→ **PROBLEM TO SOLVE**
Begin with the first line of the material and copy each line word for word through the line that contains "target = [15600, 13600, 12600, 9700, 9700]"; the pictures are left out.
+--
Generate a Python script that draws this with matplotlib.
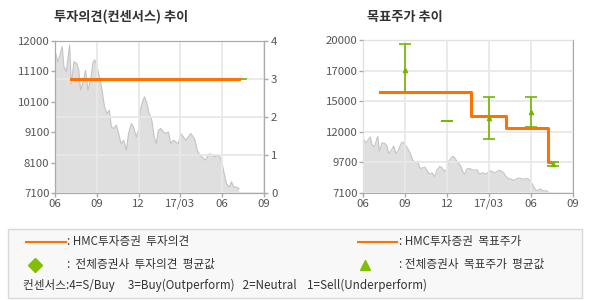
import numpy as np
import matplotlib
matplotlib.use("Agg")
import matplotlib.pyplot as plt
from matplotlib.patches import Rectangle
from matplotlib.lines import Line2D

plt.rcParams['font.family'] = ['Noto Sans CJK KR', 'DejaVu Sans']

# months since 2016-06
month_ticks = [0, 3, 6, 9, 12, 15]
month_labels = ["06", "09", "12", "17/03", "06", "09"]

price_m = [0.05, 0.21, 0.36, 0.52, 0.64, 0.81, 1.05, 1.17, 1.36, 1.55, 1.71, 1.83,
           2.02, 2.19, 2.36, 2.55, 2.74, 2.86, 3.02, 3.19, 3.38, 3.55, 3.74, 3.90,
           4.05, 4.21, 4.40, 4.57, 4.74, 4.93, 5.12, 5.28, 5.48, 5.64, 5.83, 6.00,
           6.12, 6.31, 6.43, 6.59, 6.76, 6.95, 7.12, 7.26, 7.43, 7.59, 7.78, 7.95,
           8.14, 8.31, 8.50, 8.66, 8.85, 9.02, 9.21, 9.38, 9.57, 9.74, 9.93, 10.05,
           10.21, 10.40, 10.57, 10.76, 10.92, 11.11, 11.28, 11.47, 11.64, 11.83, 12.00,
           12.14, 12.31, 12.50, 12.67, 12.83, 13.02, 13.21]
price = [11600, 11330, 11550, 11820, 11170, 11010, 11870, 10630, 11330, 11280, 11060, 10420,
         10690, 11060, 10420, 10740, 11330, 11390, 11170, 10850, 10420, 9880, 9660, 9770,
         9230, 9180, 9290, 9020, 8690, 8800, 8480, 9020, 9340, 9230, 8910, 9130,
         9770, 10090, 10200, 9990, 9660, 9450, 8910, 8690, 9130, 9180, 9070, 9020,
         9070, 8690, 8800, 8750, 8690, 9020, 8910, 8800, 8910, 9020, 8910, 8800,
         8480, 8320, 8260, 8160, 8260, 8370, 8320, 8260, 8320, 8260, 8050,
         7730, 7400, 7290, 7460, 7290, 7290, 7240]

# consensus opinion (HMC)
opinion_m = [1.15, 13.2]
opinion = [3, 3]
avg_opinion_m = [13.2, 13.7]
avg_opinion = [3, 3]

# target price (HMC), step line
target_m = [1.2, 7.7, 10.2, 13.2, 13.35]
target = [15600, 13600, 12600, 9700, 9700]

# all brokers target price: mean, low, high
avg_m = [3.0, 6.0, 9.0, 12.0, 13.55]
avg_mean = [17500, 13150, 13450, 13930, 9550]
avg_low = [15600, 13150, 11630, 12640, 9400]
avg_high = [19640, 13150, 15170, 15170, 9690]

left_ylabels = ["7100", "8100", "9100", "10100", "11100", "12000"]
right_ylabels = ["7100", "9700", "12000", "15000", "17000", "20000"]

ORANGE = "#ff7200"
GREEN = "#72b500"
GRID = "#e8e8e8"
SPINE = "#aaaaaa"
TXT = "#555555"

fig = plt.figure(figsize=(5.9, 3.0), dpi=100)


def style(ax):
    for s in ax.spines.values():
        s.set_color(SPINE)
    ax.tick_params(colors=SPINE, labelcolor=TXT, labelsize=8.2, length=3, width=1, pad=1)
    ax.set_xlim(0, 15)
    ax.set_xticks(month_ticks)
    ax.set_xticklabels(month_labels)
    ax.grid(True, color=GRID, lw=1.3, zorder=1.5)
    ax.set_axisbelow(False)


def draw_price(ax):
    ax.fill_between(price_m, price, 0, color="#dfdfdf", lw=0, zorder=1)
    ax.plot(price_m, price, color="#c4c4c4", lw=0.8, zorder=1.2)


# left: opinion chart
ax1 = fig.add_axes([55 / 590, 1 - 193 / 300, 209 / 590, 152 / 300])
style(ax1)
ax1.set_ylim(7100, 12000)
ax1.set_yticks(np.linspace(7100, 12000, 6))
ax1.set_yticklabels(left_ylabels)
ax1.grid(False, axis="y")
draw_price(ax1)
ax1b = ax1.twinx()
ax1b.set_ylim(0, 4)
ax1b.set_yticks([0, 1, 2, 3, 4])
for s in ax1b.spines.values():
    s.set_color(SPINE)
ax1b.tick_params(colors=SPINE, labelcolor=TXT, labelsize=8.2, length=3, width=1, pad=2)
ax1b.grid(True, axis="y", color=GRID, lw=1.3, zorder=0)
ax1b.plot(avg_opinion_m, avg_opinion, color=GREEN, lw=1.2, zorder=3)
ax1b.plot(opinion_m, opinion, color=ORANGE, lw=2.2, zorder=4)
fig.text(54 / 590, 1 - 17 / 300, "투자의견(컨센서스) 추이", fontsize=9.5, fontweight="bold",
         color="#333333", va="center")

# right: target price chart
ax2 = fig.add_axes([363 / 590, 1 - 193 / 300, 210 / 590, 153 / 300])
style(ax2)
ax2.set_ylim(7100, 20000)
ax2.set_yticks(np.linspace(7100, 20000, 6))
ax2.set_yticklabels(right_ylabels)
draw_price(ax2)
ax2.step(target_m, target, where="post", color=ORANGE, lw=2.2, zorder=4)
mean = np.array(avg_mean)
ax2.errorbar(avg_m, avg_mean,
             yerr=[mean - np.array(avg_low), np.array(avg_high) - mean],
             fmt="none", ecolor=GREEN, elinewidth=1.2, capsize=4.5, capthick=1.2, zorder=3)
ax2.plot(avg_m[:1] + avg_m[2:], avg_mean[:1] + avg_mean[2:], ls="none", marker="^",
         ms=3, color=GREEN, zorder=5)
fig.text(367 / 590, 1 - 17 / 300, "목표주가 추이", fontsize=9.5, fontweight="bold",
         color="#333333", va="center")

# legend box
fig.patches.append(Rectangle((8 / 590, 1 - 298 / 300), 574 / 590, 69 / 300,
                             transform=fig.transFigure, facecolor="#f8f8f8",
                             edgecolor="#d8d8d8", lw=1))
lt = dict(fontsize=8.4, color="#333333", va="center")
fig.lines.append(Line2D([26 / 590, 66 / 590], [1 - 241.5 / 300] * 2, color=ORANGE, lw=1.5,
                        transform=fig.transFigure))
fig.text(67 / 590, 1 - 241.5 / 300, ": HMC투자증권  투자의견", **lt)
fig.lines.append(Line2D([358 / 590, 397 / 590], [1 - 241.5 / 300] * 2, color=ORANGE, lw=1.5,
                        transform=fig.transFigure))
fig.text(399 / 590, 1 - 241.5 / 300, ": HMC투자증권  목표주가", **lt)
fig.lines.append(Line2D([35 / 590], [1 - 264.5 / 300], marker="D", ms=7, color="#80c000",
                        ls="none", transform=fig.transFigure))
fig.text(67 / 590, 1 - 264.5 / 300, ":  전체증권사  투자의견  평균값", **lt)
fig.lines.append(Line2D([365 / 590], [1 - 264.5 / 300], marker="^", ms=7, color="#80c000",
                        ls="none", transform=fig.transFigure))
fig.text(399 / 590, 1 - 264.5 / 300, ": 전체증권사  목표주가  평균값", **lt)
fig.text(23 / 590, 1 - 285 / 300,
         "컨센서스:4=S/Buy     3=Buy(Outperform)   2=Neutral    1=Sell(Underperform)", **lt)

fig.savefig("out.png", dpi=100)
+--
→ **SOLUTION**
Generate a Python script that draws this with matplotlib.
import numpy as np
import matplotlib
matplotlib.use("Agg")
import matplotlib.pyplot as plt
from matplotlib.patches import Rectangle
from matplotlib.lines import Line2D

plt.rcParams['font.family'] = ['Noto Sans CJK KR', 'DejaVu Sans']

# months since 2016-06
month_ticks = [0, 3, 6, 9, 12, 15]
month_labels = ["06", "09", "12", "17/03", "06", "09"]

price_m = [0.05, 0.21, 0.36, 0.52, 0.64, 0.81, 1.05, 1.17, 1.36, 1.55, 1.71, 1.83,
           2.02, 2.19, 2.36, 2.55, 2.74, 2.86, 3.02, 3.19, 3.38, 3.55, 3.74, 3.90,
           4.05, 4.21, 4.40, 4.57, 4.74, 4.93, 5.12, 5.28, 5.48, 5.64, 5.83, 6.00,
           6.12, 6.31, 6.43, 6.59, 6.76, 6.95, 7.12, 7.26, 7.43, 7.59, 7.78, 7.95,
           8.14, 8.31, 8.50, 8.66, 8.85, 9.02, 9.21, 9.38, 9.57, 9.74, 9.93, 10.05,
           10.21, 10.40, 10.57, 10.76, 10.92, 11.11, 11.28, 11.47, 11.64, 11.83, 12.00,
           12.14, 12.31, 12.50, 12.67, 12.83, 13.02, 13.21]
price = [11600, 11330, 11550, 11820, 11170, 11010, 11870, 10630, 11330, 11280, 11060, 10420,
         10690, 11060, 10420, 10740, 11330, 11390, 11170, 10850, 10420, 9880, 9660, 9770,
         9230, 9180, 9290, 9020, 8690, 8800, 8480, 9020, 9340, 9230, 8910, 9130,
         9770, 10090, 10200, 9990, 9660, 9450, 8910, 8690, 9130, 9180, 9070, 9020,
         9070, 8690, 8800, 8750, 8690, 9020, 8910, 8800, 8910, 9020, 8910, 8800,
         8480, 8320, 8260, 8160, 8260, 8370, 8320, 8260, 8320, 8260, 8050,
         7730, 7400, 7290, 7460, 7290, 7290, 7240]

# consensus opinion (HMC)
opinion_m = [1.15, 13.2]
opinion = [3, 3]
avg_opinion_m = [13.2, 13.7]
avg_opinion = [3, 3]

# target price (HMC), step line
target_m = [1.2, 7.7, 10.2, 13.2, 13.35]
target = [15600, 13600, 12600, 9700, 9700]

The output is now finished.